_Rows from a dataset_
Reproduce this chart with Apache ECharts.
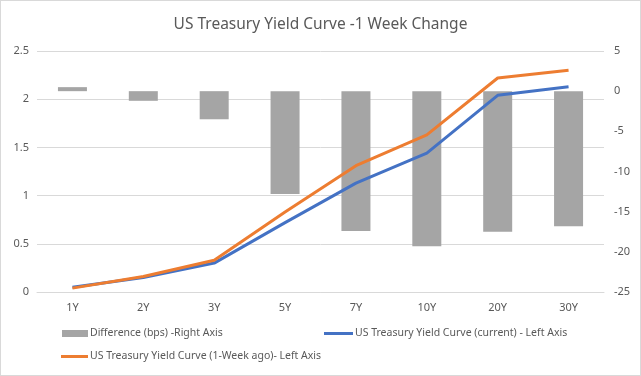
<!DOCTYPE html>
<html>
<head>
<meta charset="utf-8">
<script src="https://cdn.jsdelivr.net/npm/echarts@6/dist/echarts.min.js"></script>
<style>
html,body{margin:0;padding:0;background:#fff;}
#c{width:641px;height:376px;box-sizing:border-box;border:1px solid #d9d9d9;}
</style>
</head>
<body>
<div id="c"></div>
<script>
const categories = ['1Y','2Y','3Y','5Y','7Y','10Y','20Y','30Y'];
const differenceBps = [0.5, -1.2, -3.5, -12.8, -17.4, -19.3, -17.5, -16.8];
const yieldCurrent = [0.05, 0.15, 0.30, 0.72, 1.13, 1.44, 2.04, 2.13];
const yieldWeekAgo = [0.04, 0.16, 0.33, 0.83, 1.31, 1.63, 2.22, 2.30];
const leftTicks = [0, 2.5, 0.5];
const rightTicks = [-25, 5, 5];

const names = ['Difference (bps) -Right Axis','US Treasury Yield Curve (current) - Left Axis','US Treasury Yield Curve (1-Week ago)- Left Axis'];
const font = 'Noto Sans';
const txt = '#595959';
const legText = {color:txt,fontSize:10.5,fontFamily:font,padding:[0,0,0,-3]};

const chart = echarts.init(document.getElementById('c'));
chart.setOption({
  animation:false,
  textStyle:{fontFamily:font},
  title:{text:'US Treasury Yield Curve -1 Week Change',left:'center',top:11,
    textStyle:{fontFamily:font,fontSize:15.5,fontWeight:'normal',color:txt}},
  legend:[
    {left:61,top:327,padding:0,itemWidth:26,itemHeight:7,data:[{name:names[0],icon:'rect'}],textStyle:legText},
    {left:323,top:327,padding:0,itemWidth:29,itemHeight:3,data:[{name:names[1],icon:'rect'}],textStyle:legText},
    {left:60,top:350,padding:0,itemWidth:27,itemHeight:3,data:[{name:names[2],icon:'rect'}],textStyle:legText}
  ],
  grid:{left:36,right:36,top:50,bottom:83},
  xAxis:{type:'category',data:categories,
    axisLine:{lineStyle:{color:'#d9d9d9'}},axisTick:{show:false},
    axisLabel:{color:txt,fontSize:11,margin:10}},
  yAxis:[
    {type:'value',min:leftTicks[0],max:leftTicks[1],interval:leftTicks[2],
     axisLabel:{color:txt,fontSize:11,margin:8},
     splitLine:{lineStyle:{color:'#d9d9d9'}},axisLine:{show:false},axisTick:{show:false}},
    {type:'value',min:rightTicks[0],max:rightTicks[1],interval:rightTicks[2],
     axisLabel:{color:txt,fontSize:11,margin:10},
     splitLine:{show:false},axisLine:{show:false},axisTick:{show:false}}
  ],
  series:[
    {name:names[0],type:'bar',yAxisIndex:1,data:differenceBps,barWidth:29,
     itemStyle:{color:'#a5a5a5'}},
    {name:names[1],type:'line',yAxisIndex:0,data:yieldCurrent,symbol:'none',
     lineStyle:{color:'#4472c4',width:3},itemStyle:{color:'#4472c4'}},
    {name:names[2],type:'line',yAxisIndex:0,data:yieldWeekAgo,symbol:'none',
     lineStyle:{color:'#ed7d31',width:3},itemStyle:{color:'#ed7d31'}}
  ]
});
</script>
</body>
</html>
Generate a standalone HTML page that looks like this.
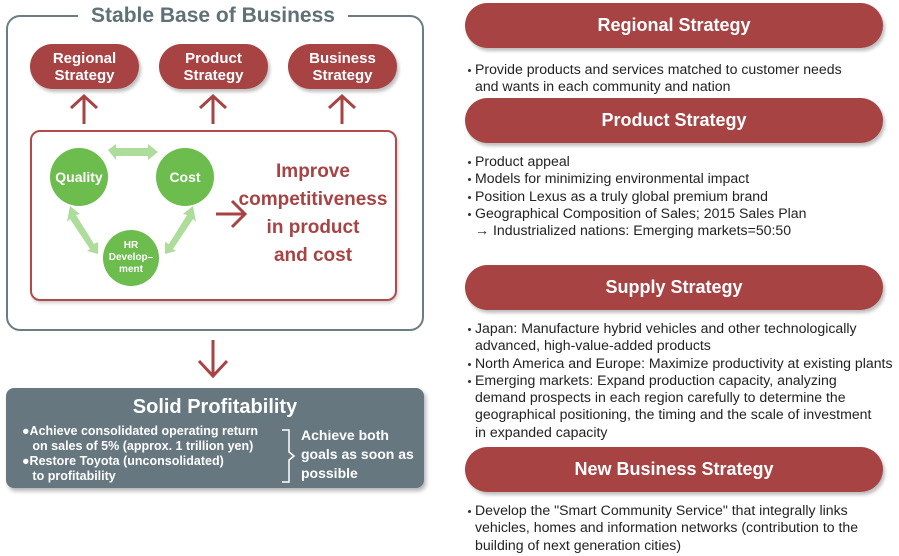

_WORK TO COMPLETE_
Each record above is to be restated exactly, with its pictures removed from the copy.

_THE COMPLETED TASK_
Reproduce this chart with Apache ECharts.
<!DOCTYPE html>
<html>
<head>
<meta charset="utf-8">
<script src="https://cdn.jsdelivr.net/npm/echarts@6/dist/echarts.min.js"></script>
<style>
html,body{margin:0;padding:0;background:#fff;}
#c{width:641px;height:376px;box-sizing:border-box;border:1px solid #d9d9d9;}
</style>
</head>
<body>
<div id="c"></div>
<script>
const categories = ['1Y','2Y','3Y','5Y','7Y','10Y','20Y','30Y'];
const differenceBps = [0.5, -1.2, -3.5, -12.8, -17.4, -19.3, -17.5, -16.8];
const yieldCurrent = [0.05, 0.15, 0.30, 0.72, 1.13, 1.44, 2.04, 2.13];
const yieldWeekAgo = [0.04, 0.16, 0.33, 0.83, 1.31, 1.63, 2.22, 2.30];
const leftTicks = [0, 2.5, 0.5];
const rightTicks = [-25, 5, 5];

const names = ['Difference (bps) -Right Axis','US Treasury Yield Curve (current) - Left Axis','US Treasury Yield Curve (1-Week ago)- Left Axis'];
const font = 'Noto Sans';
const txt = '#595959';
const legText = {color:txt,fontSize:10.5,fontFamily:font,padding:[0,0,0,-3]};

const chart = echarts.init(document.getElementById('c'));
chart.setOption({
  animation:false,
  textStyle:{fontFamily:font},
  title:{text:'US Treasury Yield Curve -1 Week Change',left:'center',top:11,
    textStyle:{fontFamily:font,fontSize:15.5,fontWeight:'normal',color:txt}},
  legend:[
    {left:61,top:327,padding:0,itemWidth:26,itemHeight:7,data:[{name:names[0],icon:'rect'}],textStyle:legText},
    {left:323,top:327,padding:0,itemWidth:29,itemHeight:3,data:[{name:names[1],icon:'rect'}],textStyle:legText},
    {left:60,top:350,padding:0,itemWidth:27,itemHeight:3,data:[{name:names[2],icon:'rect'}],textStyle:legText}
  ],
  grid:{left:36,right:36,top:50,bottom:83},
  xAxis:{type:'category',data:categories,
    axisLine:{lineStyle:{color:'#d9d9d9'}},axisTick:{show:false},
    axisLabel:{color:txt,fontSize:11,margin:10}},
  yAxis:[
    {type:'value',min:leftTicks[0],max:leftTicks[1],interval:leftTicks[2],
     axisLabel:{color:txt,fontSize:11,margin:8},
     splitLine:{lineStyle:{color:'#d9d9d9'}},axisLine:{show:false},axisTick:{show:false}},
    {type:'value',min:rightTicks[0],max:rightTicks[1],interval:rightTicks[2],
     axisLabel:{color:txt,fontSize:11,margin:10},
     splitLine:{show:false},axisLine:{show:false},axisTick:{show:false}}
  ],
  series:[
    {name:names[0],type:'bar',yAxisIndex:1,data:differenceBps,barWidth:29,
     itemStyle:{color:'#a5a5a5'}},
    {name:names[1],type:'line',yAxisIndex:0,data:yieldCurrent,symbol:'none',
     lineStyle:{color:'#4472c4',width:3},itemStyle:{color:'#4472c4'}},
    {name:names[2],type:'line',yAxisIndex:0,data:yieldWeekAgo,symbol:'none',
     lineStyle:{color:'#ed7d31',width:3},itemStyle:{color:'#ed7d31'}}
  ]
});
</script>
</body>
</html>
Generate a standalone HTML page that looks like this.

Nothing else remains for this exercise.